There's a better solution, and I've already mentioned it briefly: archiving. RDBMS's (I assume you're using a proper, professional, solid ACID compliant database, not some toy RDBMS) usually sport a system called triggers. Triggers are neat things: they get called when something happens. You can compare them to event handlers really: an event occurs (e.g. a row gets deleted from a table) and the trigger responsible for handling that event is called. Additionally, the trigger is called in the same transaction as the code which triggered the trigger. So all actions taken inside a trigger are rolled back when the transaction containing the code which triggered the trigger is rolled back.

If you look closely at the two main reasons for soft-deletes, you'll recognize that both can be satisfied with simply keeping the data around which is deleted by DELETE statements: looking back at old, deleted data is possible wherever the old data is located and rolling back deleted data is not going to be less complex when the data is located elsewhere, as the complexity is in the graph rollback mechanism, not the location of the data to rollback to.
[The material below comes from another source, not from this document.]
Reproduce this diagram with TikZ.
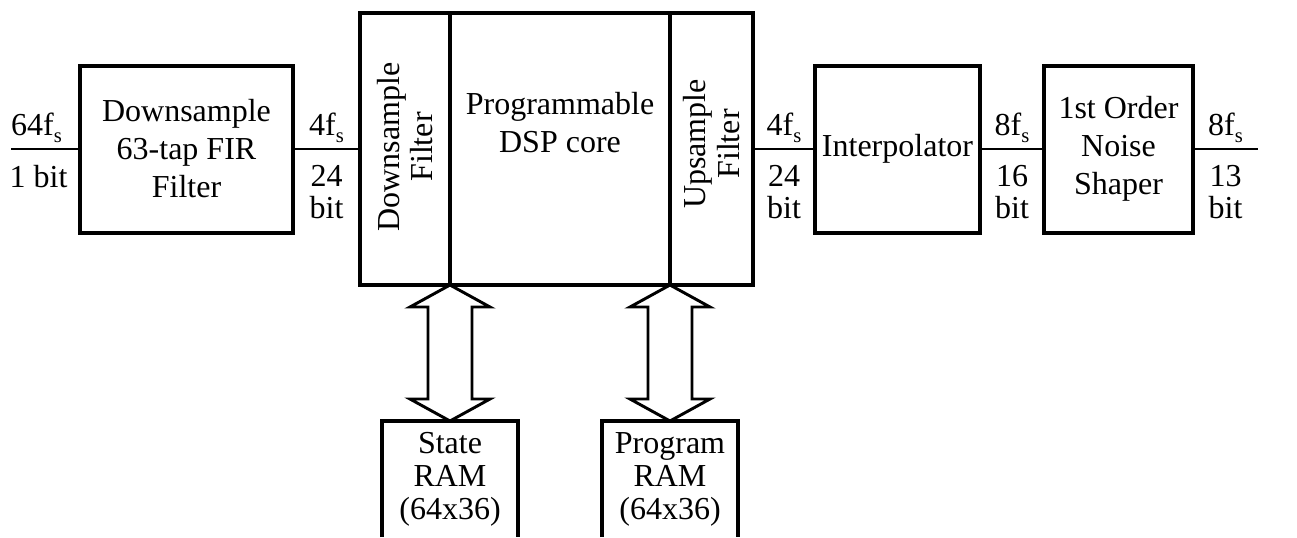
\documentclass[tikz,border=0pt]{standalone}
\usepackage{fontspec}
\setmainfont{Liberation Serif}
\usetikzlibrary{calc}
\tikzset{
  blk/.style 2 args={draw,line width=3pt,outer sep=0pt,inner sep=0pt,
    minimum width=#1*0.75pt,minimum height=#2*0.75pt,align=center},
  txt/.style={inner sep=0pt,align=center},
  ram/.style={inner sep=0pt,outer sep=0pt,align=center,
    minimum width=102pt,minimum height=87pt,font=\fontsize{24}{24.75}\selectfont},
  edge/.style={line width=3pt},
  sig/.style={line width=2pt},
  bus/.style={line width=2.2pt,line join=miter},
  rup/.style={inner sep=0pt,anchor=base,yshift=10.5pt},
  rdn/.style={inner sep=0pt,anchor=north,yshift=-11.25pt,align=center,
    font=\fontsize{24}{24}\selectfont}
}
% sampling rate with a lowered s
\newcommand{\smp}[1]{#1f\raisebox{-5.25pt}{\fontsize{15.5}{15.5}\selectfont s}}
% hollow two-way bus between #1 (top) and #2 (bottom)
\newcommand{\ramlink}[2]{%
  \draw[bus] (#1) -- ($(#1)+(40,22)$) -- ($(#1)+(22,22)$) -- ($(#2)+(22,-22)$)
    -- ($(#2)+(40,-22)$) -- (#2) -- ($(#2)+(-40,-22)$) -- ($(#2)+(-22,-22)$)
    -- ($(#1)+(-22,22)$) -- ($(#1)+(-40,22)$) -- cycle;}

\begin{document}
\begin{tikzpicture}[x=0.75pt,y=-0.75pt,font=\fontsize{24}{28.5}\selectfont]
\useasboundingbox (0,0) rectangle (1297,537);
\clip (0,0) rectangle (1297,537);
% processing chain
\node[blk={213}{167}] (fir) at (186.5,149) {Downsample\\63-tap FIR\\Filter};
\node[blk={90}{272}] (dsfilt) at (405,149) {};
\node[blk={220}{272}] (core) at (560,149) {};
\node[blk={83}{272}] (usfilt) at (711.5,149) {};
\node[blk={165}{167}] (interp) at (897.5,149) {Interpolator};
\node[blk={149}{167}] (shaper) at (1118.5,149) {1st Order\\Noise\\Shaper};
% texts inside the DSP block
\node[txt,rotate=90,font=\fontsize{24}{25}\selectfont] (dslbl)
  at ($(dsfilt.center)+(0,-2)$) {Downsample\\Filter};
\node[txt,anchor=north] (corelbl) at ($(core.north)+(0,79)$) {Programmable\\DSP core};
\node[txt,rotate=90,font=\fontsize{24}{25}\selectfont] (uslbl)
  at ($(usfilt.center)+(0,-5)$) {Upsample\\Filter};
% memories below the core
\node[ram] (sram) at (450,479) {State\\RAM\\(64x36)};
\node[ram] (pram) at (670,479) {Program\\RAM\\(64x36)};
\foreach \r in {sram,pram}
  \draw[edge] (\r.south west) -- (\r.north west) -- (\r.north east) -- (\r.south east);
\ramlink{dsfilt.south east}{sram.north}
\ramlink{usfilt.south west}{pram.north}
% signal lines
\coordinate (in) at (11,149);
\coordinate (out) at (1258,149);
\draw[sig] (in) -- node[rup,pos=0.37] (inrate) {\smp{64}}
  node[rdn,pos=0.4] (inbits) {1 bit} (fir);
\draw[sig] (fir) -- node[rup] (firrate) {\smp{4}} node[rdn] (firbits) {24\\bit} (dsfilt);
\draw[sig] (usfilt) -- node[rup] (usrate) {\smp{4}} node[rdn] (usbits) {24\\bit} (interp);
\draw[sig] (interp) -- node[rup] (iprate) {\smp{8}} node[rdn] (ipbits) {16\\bit} (shaper);
\draw[sig] (shaper) -- node[rup] (nsrate) {\smp{8}} node[rdn] (nsbits) {13\\bit} (out);
\end{tikzpicture}
\end{document}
This leads to the solution of an archiving database. An archiving database is a catalog (or schema if you wish) which contains the same table definitions as the real database, with perhaps no UC or FK constraints, as data integrity is implied by the data integrity of the source data (after all, it's just for archiving data consistent data). Every table of which you want to keep deleted data around in the real database now gets a DELETE trigger which simply grabs the row(s) deleted and inserts them in the same table in the archiving database. If the transaction fails, the inserted rows in the archiving database roll back too, if the transaction succeeds, the data is successfully archived and still available. Additionally, you could add date/time fields to the rows in the archiving database to store exact dates and times when the row was deleted, the trigger can insert these values when the deleted row is inserted.

This makes sure the data is still available, so the reasons why people want this are still met, though it doesn't pollute the working set for the application anymore, and the implications of soft-deletes are gone. The only thing you've to be sure of is that the triggers and the archive database are maintained together with the real database (so schema changes in the real database are applied to the archive database as well, or you could go overboard and add a new archive database!). However, that's a small price to pay compared to the overly complicated queries one has to write (even with O/R mappers) and work with, queries which also have to be maintained and documented for the length the application is in use. Using the triggers and the archive database, the application can be written normally, can be tested normally, and no data is thrown away. Ever. One could extend this system with an UPDATE trigger as well, so updates are also tracked, so value deletes on the field level could be tracked as well.

So do yourself a favor, next time someone tells you to use soft-deletes, discuss the implications and offer this alternative solution. Everyone will be better off: you, the customer, and the group of people who will maintain the system for the next 20 years.

29 Comments

"Queries become very complex" - Use views instead of tables when selecting.
"Queries become slower over time" - Use filtered indexes, instead of the regular indexes.
"Using constraints (UC, FK) is impossible" - Unless you don't overwrite keys and use constraints correctly.

I agree that soft deletes are not to be taken lightly, but discarding the idea entirely is not the right thing to do.

Also, every DBA I have come across in my entire professional career (be it Oracle, SQL Server, etc.) has discouraged using Triggers entirely. Some even go so far as to discourage DELETEs and UPDATEs on variable length fields.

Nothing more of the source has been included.